• What to produce
Restate all the material verbatim, except for the pictures.
----
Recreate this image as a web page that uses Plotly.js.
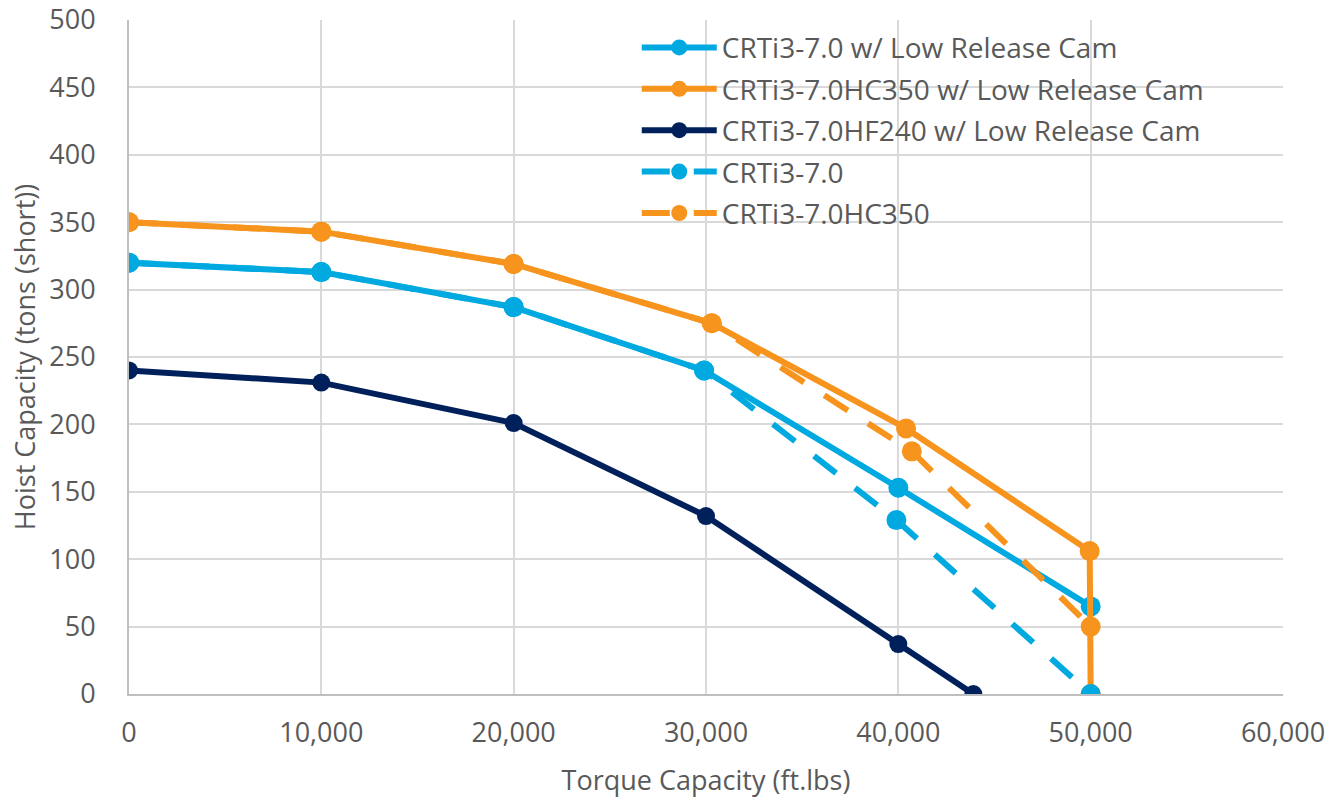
<!DOCTYPE html>
<html>
<head>
<meta charset="utf-8">
<script src="https://cdn.plot.ly/plotly-3.0.1.min.js"></script>
<style>html,body{margin:0;padding:0;background:#fff;}#chart{width:1340px;height:798px;}</style>
</head>
<body>
<div id="chart"></div>
<script>
// Series names
const seriesNames = [
  "CRTi3-7.0 w/ Low Release Cam",
  "CRTi3-7.0HC350 w/ Low Release Cam",
  "CRTi3-7.0HF240 w/ Low Release Cam",
  "CRTi3-7.0",
  "CRTi3-7.0HC350"
];
// Torque (ft.lbs) and hoist capacity (tons short)
const x_crti3_lrc      = [0, 10000, 20000, 29900, 40000, 50000];
const y_crti3_lrc      = [320, 313, 287, 240, 153, 65];
const x_hc350_lrc      = [0, 10000, 20000, 30300, 40400, 49950, 50000];
const y_hc350_lrc      = [350, 343, 319, 275, 197, 106, 0];
const x_hf240_lrc      = [0, 10000, 20000, 30000, 40000, 43900];
const y_hf240_lrc      = [240, 231, 201, 132, 37, 0];
const x_crti3          = [0, 10000, 20000, 29900, 39900, 50000];
const y_crti3          = [320, 313, 287, 240, 129, 0];
const x_hc350          = [0, 10000, 20000, 30300, 40700, 50000];
const y_hc350          = [350, 343, 319, 275, 180, 50];

const cyan = "#00A9E0", orange = "#F7941D", navy = "#00205B";
const lw = 6;

function tr(x, y, name, color, dash, msize) {
  return {
    x: x, y: y, name: name, type: "scatter", mode: "lines+markers",
    line: {color: color, width: lw, dash: dash},
    marker: {color: color, size: msize},
    legendgroup: name
  };
}

const data = [
  tr(x_crti3_lrc, y_crti3_lrc, seriesNames[0], cyan, "solid", 20),
  tr(x_hc350_lrc, y_hc350_lrc, seriesNames[1], orange, "solid", 20),
  tr(x_hf240_lrc, y_hf240_lrc, seriesNames[2], navy, "solid", 18),
  tr(x_crti3, y_crti3, seriesNames[3], cyan, "28px,24px", 20),
  tr(x_hc350, y_hc350, seriesNames[4], orange, "28px,24px", 20)
];

const fontFam = "Open Sans, sans-serif";
const txt = "#595959";
const layout = {
  width: 1340, height: 798,
  margin: {l: 129, r: 57, t: 20, b: 104},
  paper_bgcolor: "#fff", plot_bgcolor: "#fff",
  font: {family: fontFam, color: txt, size: 27},
  xaxis: {
    range: [0, 60000], dtick: 10000, tickformat: ",d",
    showgrid: true, gridcolor: "#d9d9d9", gridwidth: 2,
    showline: true, linecolor: "#bfbfbf", linewidth: 2,
    zeroline: false, ticks: "",
    ticklabelstandoff: 14,
    tickfont: {size: 27, color: txt},
    title: {text: "Torque Capacity (ft.lbs)", font: {size: 27, color: txt}, standoff: 22}
  },
  yaxis: {
    range: [0, 500], dtick: 50,
    showgrid: true, gridcolor: "#d9d9d9", gridwidth: 2,
    showline: true, linecolor: "#bfbfbf", linewidth: 2,
    zeroline: false, ticks: "",
    ticklabelstandoff: 26,
    tickfont: {size: 27, color: txt},
    title: {text: "Hoist Capacity (tons (short))", font: {size: 27, color: txt}, standoff: 6}
  },
  legend: {
    x: 0.44, y: 0.996, xanchor: "left", yanchor: "top",
    bgcolor: "rgba(255,255,255,0)",
    font: {size: 28, color: txt},
    tracegroupgap: 2, itemwidth: 75
  },
  showlegend: true
};

Plotly.newPlot("chart", data, layout, {displayModeBar: false, staticPlot: true});
</script>
</body>
</html>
----
• Written reply
Recreate this image as a web page that uses Plotly.js.
<!DOCTYPE html>
<html>
<head>
<meta charset="utf-8">
<script src="https://cdn.plot.ly/plotly-3.0.1.min.js"></script>
<style>html,body{margin:0;padding:0;background:#fff;}#chart{width:1340px;height:798px;}</style>
</head>
<body>
<div id="chart"></div>
<script>
// Series names
const seriesNames = [
  "CRTi3-7.0 w/ Low Release Cam",
  "CRTi3-7.0HC350 w/ Low Release Cam",
  "CRTi3-7.0HF240 w/ Low Release Cam",
  "CRTi3-7.0",
  "CRTi3-7.0HC350"
];
// Torque (ft.lbs) and hoist capacity (tons short)
const x_crti3_lrc      = [0, 10000, 20000, 29900, 40000, 50000];
const y_crti3_lrc      = [320, 313, 287, 240, 153, 65];
const x_hc350_lrc      = [0, 10000, 20000, 30300, 40400, 49950, 50000];
const y_hc350_lrc      = [350, 343, 319, 275, 197, 106, 0];
const x_hf240_lrc      = [0, 10000, 20000, 30000, 40000, 43900];
const y_hf240_lrc      = [240, 231, 201, 132, 37, 0];
const x_crti3          = [0, 10000, 20000, 29900, 39900, 50000];
const y_crti3          = [320, 313, 287, 240, 129, 0];
const x_hc350          = [0, 10000, 20000, 30300, 40700, 50000];
const y_hc350          = [350, 343, 319, 275, 180, 50];

const cyan = "#00A9E0", orange = "#F7941D", navy = "#00205B";
const lw = 6;

function tr(x, y, name, color, dash, msize) {
  return {
    x: x, y: y, name: name, type: "scatter", mode: "lines+markers",
    line: {color: color, width: lw, dash: dash},
    marker: {color: color, size: msize},
    legendgroup: name
  };
}

const data = [
  tr(x_crti3_lrc, y_crti3_lrc, seriesNames[0], cyan, "solid", 20),
  tr(x_hc350_lrc, y_hc350_lrc, seriesNames[1], orange, "solid", 20),
  tr(x_hf240_lrc, y_hf240_lrc, seriesNames[2], navy, "solid", 18),
  tr(x_crti3, y_crti3, seriesNames[3], cyan, "28px,24px", 20),
  tr(x_hc350, y_hc350, seriesNames[4], orange, "28px,24px", 20)
];

const fontFam = "Open Sans, sans-serif";
const txt = "#595959";
const layout = {
  width: 1340, height: 798,
  margin: {l: 129, r: 57, t: 20, b: 104},
  paper_bgcolor: "#fff", plot_bgcolor: "#fff",
  font: {family: fontFam, color: txt, size: 27},
  xaxis: {
    range: [0, 60000], dtick: 10000, tickformat: ",d",
    showgrid: true, gridcolor: "#d9d9d9", gridwidth: 2,
    showline: true, linecolor: "#bfbfbf", linewidth: 2,
    zeroline: false, ticks: "",
    ticklabelstandoff: 14,
    tickfont: {size: 27, color: txt},
    title: {text: "Torque Capacity (ft.lbs)", font: {size: 27, color: txt}, standoff: 22}
  },
  yaxis: {
    range: [0, 500], dtick: 50,
    showgrid: true, gridcolor: "#d9d9d9", gridwidth: 2,
    showline: true, linecolor: "#bfbfbf", linewidth: 2,
    zeroline: false, ticks: "",
    ticklabelstandoff: 26,
    tickfont: {size: 27, color: txt},
    title: {text: "Hoist Capacity (tons (short))", font: {size: 27, color: txt}, standoff: 6}
  },
  legend: {
    x: 0.44, y: 0.996, xanchor: "left", yanchor: "top",
    bgcolor: "rgba(255,255,255,0)",
    font: {size: 28, color: txt},
    tracegroupgap: 2, itemwidth: 75
  },
  showlegend: true
};

Plotly.newPlot("chart", data, layout, {displayModeBar: false, staticPlot: true});
</script>
</body>
</html>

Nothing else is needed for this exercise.